Monte Carlo tree search

The Algorithm

Monte Carlo tree search is a non-deterministic algorithm that is guaranteed to converge to Minimax. This algorithm creates a tree of nodes, which look like

class Node {
    double wins = 0;
    uint count = 1;
    list<Node> children;
}

The general algorithm repeatedly

Start at the root
Recursively selects already explored children in a Magic way until it reaches an unexplored child. Add a node for the unexplored child. Update the count field in all these nodes
Plays a sequence of random moves for both sides and returns the result back up the tree to the previously unexplored node. Do NOT create new nodes for this playthrough.
Percolates the results up in a Magic way.

Each of these iterations is called a rollout. After performing a large number of these, the algorithm returns the action at the root that will lead to the child with the highest value-to-count ratio.

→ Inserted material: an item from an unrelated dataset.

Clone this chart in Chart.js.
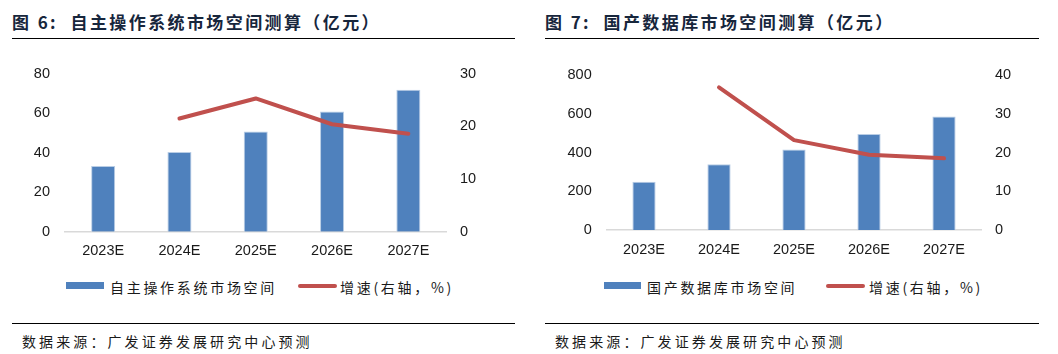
<!DOCTYPE html>
<html>
<head>
<meta charset="utf-8">
<script src="https://cdn.jsdelivr.net/npm/chart.js@4"></script>
<style>
    body { margin: 0; width: 1058px; height: 354px; background: #fff; position: relative; overflow: hidden; }
    .panel { position: absolute; top: 0; height: 354px; }
    .titel { position: absolute; top: 9px; font: bold 17px "Noto Sans CJK SC", sans-serif; letter-spacing: 2.4px; color: #17263c; white-space: pre; }
    .linie { position: absolute; height: 1.5px; background: #000; }
    canvas { position: absolute; top: 50px; }
    .legende { position: absolute; top: 277px; font: 14px "Noto Sans CJK SC", sans-serif; letter-spacing: 2.7px; color: #1a1a1a; white-space: pre; }
    .legende span { position: absolute; top: 0; }
    .kasten { position: absolute; top: 282px; height: 7px; background: #4f81bd; }
    .strich { position: absolute; top: 284px; height: 4px; border-radius: 2px; background: #c0504d; }
    .quelle { position: absolute; top: 331px; font: 14px "Noto Sans CJK SC", sans-serif; letter-spacing: 3.1px; color: #1a1a1a; white-space: pre; }
</style>
</head>
<body>

<!-- Abbildung 6 -->
<div class="titel" style="left:12px">图 6:  自主操作系统市场空间测算（亿元）</div>
<div class="linie" style="left:12px; width:503px; top:37.5px"></div>
<canvas id="osChart" width="530" height="215" style="left:0"></canvas>
<div class="kasten" style="left:66px; width:38px"></div>
<div class="legende" style="left:110px">自主操作系统市场空间</div>
<div class="strich" style="left:298px; width:39px"></div>
<div class="legende" style="left:340px">增速(右轴，%)</div>
<div class="linie" style="left:12px; width:503px; top:322.5px"></div>
<div class="quelle" style="left:22px">数据来源：广发证券发展研究中心预测</div>

<!-- Abbildung 7 -->
<div class="titel" style="left:545px">图 7:  国产数据库市场空间测算（亿元）</div>
<div class="linie" style="left:545px; width:494px; top:37.5px"></div>
<canvas id="dbChart" width="528" height="215" style="left:530px"></canvas>
<div class="kasten" style="left:604px; width:37px"></div>
<div class="legende" style="left:647px">国产数据库市场空间</div>
<div class="strich" style="left:826px; width:39px"></div>
<div class="legende" style="left:869px">增速(右轴，%)</div>
<div class="linie" style="left:545px; width:494px; top:322.5px"></div>
<div class="quelle" style="left:555px">数据来源：广发证券发展研究中心预测</div>

<script>
// Kategorien (beide Charts gleich)
const jahre = ['2023E', '2024E', '2025E', '2026E', '2027E'];

// Abb. 6: Betriebssystem-Markt (亿元) und Wachstum (%)
const osMarkt = [33.3, 40.4, 50.7, 60.8, 71.9];
const osWachstum = [null, 21.5, 25.3, 20.4, 18.6];
const osLinksTicks = [0, 20, 40, 60, 80];
const osRechtsTicks = [0, 10, 20, 30];

// Abb. 7: Datenbank-Markt (亿元) und Wachstum (%)
const dbMarkt = [249, 339, 416, 495, 586];
const dbWachstum = [null, 36.8, 23.2, 19.4, 18.5];
const dbLinksTicks = [0, 200, 400, 600, 800];
const dbRechtsTicks = [0, 10, 20, 30, 40];

const tickFont = {family: '"Liberation Sans", Arial, sans-serif', size: 14.5};
const tickColor = '#1a1a1a';

// Chart erstellen (Balken links, Linie rechts)
function erstelleChart(id, balken, linie, linksTicks, rechtsTicks, m) {
    const config = {
        type: 'bar', data: {
            labels: jahre, datasets: [{
                type: 'line',
                data: linie,
                yAxisID: 'y1',
                borderColor: '#c0504d',
                borderWidth: 4,
                borderCapStyle: 'round',
                borderJoinStyle: 'round',
                pointRadius: 0,
                tension: 0,
                order: 0,
            }, {
                type: 'bar',
                data: balken,
                yAxisID: 'y',
                backgroundColor: '#4f81bd',
                borderColor: '#b9cde5',
                borderWidth: 1,
                categoryPercentage: 1,
                barPercentage: m.balkenAnteil,
                order: 1,
            }]
        }, options: {
            responsive: false, animation: false, devicePixelRatio: 1,
            layout: {padding: {top: m.oben, left: 0, right: 0, bottom: 0}},
            plugins: {legend: {display: false}, tooltip: {enabled: false}},
            scales: {
                x: {
                    grid: {display: false, drawTicks: false},
                    border: {display: true, color: '#d9d9d9', width: 1.5},
                    ticks: {font: tickFont, color: tickColor, padding: 11},
                    afterFit: function (s) { s.height = m.xHoehe; }
                },
                y: {
                    position: 'left', min: linksTicks[0], max: linksTicks[linksTicks.length - 1],
                    grid: {display: false, drawTicks: false}, border: {display: false},
                    afterBuildTicks: function (s) { s.ticks = linksTicks.map(v => ({value: v})); },
                    ticks: {font: tickFont, color: tickColor, padding: m.linksAbstand},
                    afterFit: function (s) { s.width = m.links; }
                },
                y1: {
                    position: 'right', min: rechtsTicks[0], max: rechtsTicks[rechtsTicks.length - 1],
                    grid: {display: false, drawTicks: false}, border: {display: false},
                    afterBuildTicks: function (s) { s.ticks = rechtsTicks.map(v => ({value: v})); },
                    ticks: {font: tickFont, color: tickColor, padding: m.rechtsAbstand},
                    afterFit: function (s) { s.width = m.rechts; }
                }
            }
        }
    };
    return new Chart(document.getElementById(id), config);
}

const osChart = erstelleChart('osChart', osMarkt, osWachstum, osLinksTicks, osRechtsTicks,
    {oben: 23.3, xHoehe: 33.3, links: 65, rechts: 83.5, linksAbstand: 15, rechtsAbstand: 13.5, balkenAnteil: 0.315});

const dbChart = erstelleChart('dbChart', dbMarkt, dbWachstum, dbLinksTicks, dbRechtsTicks,
    {oben: 25, xHoehe: 35, links: 76.5, rechts: 76.5, linksAbstand: 14.8, rechtsAbstand: 13.5, balkenAnteil: 0.31});
</script>
</body>
</html>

So, let's explain what these two pieces of Magic are. The first describes how you choose which child to go down. The procedure is

If any of your children are unexpored, then explore them.
Otherwise, randomly choose from your children, but make it so that the probably of choosing child $i$ is proportional to \begin{equation} \frac{w_i}{n_i} + c \cdot \sqrt{\frac{\ln{N}}{n_i}} \label{foo} \end{equation} where
- $w_i$ is the wins of the child from the parent's point of view
- $c$ is an empirically determined positive constant that indicates how important exploration is compared to explotation
- $N$ is the number of times the parent has been visited
- $n_i$ is the number of times the child has been visited - i.e. count

The second piece of Magic is how percolating the results back up the tree works. This is actually pretty straightforward:

Simply pass the utility of the result (generaly 1.0 for a win, 0.5 for a tie, and 0 for a loss) back up the game until you get to the intial unexplored node.
Simply add the result to this node's wins and all its ancestors.

Note, you should flip the value at every level, so that the utility is correct form the point-of-view of the parent.

Explanation

Equation $\ref{foo}$ is based on an idea called upper-confidence bound, which basically says that you should explore the move with the highest plausible value.

While proving this is very difficult, it is a fact that using this function to choose your child will guarantee that this Monte Carlo approach will converge to Minimax as the number of rollouts approaches infinity.

To get a feel for while this is the case, consider a node with two children, $A$ and $B$, where $A$ always leads to a win and $B$ always leads to a loss. If we assume, for simplicity, that $c=0.2$, then the weight given to $A$ after a single exploration is 1.17, while $B$ has a weight of 0.17, so we'll choose $A$ 87% of the time.

If we explore $A$ 870 times and explore $B$ 130 times, these weights change to 1.02 and 0.05, meaning we'll choose $A$ 95% of the time. As we explore $A$ more and more (compared to $B$), the parent (which is essentially a weighted sum of its children) converges to $A$'s value.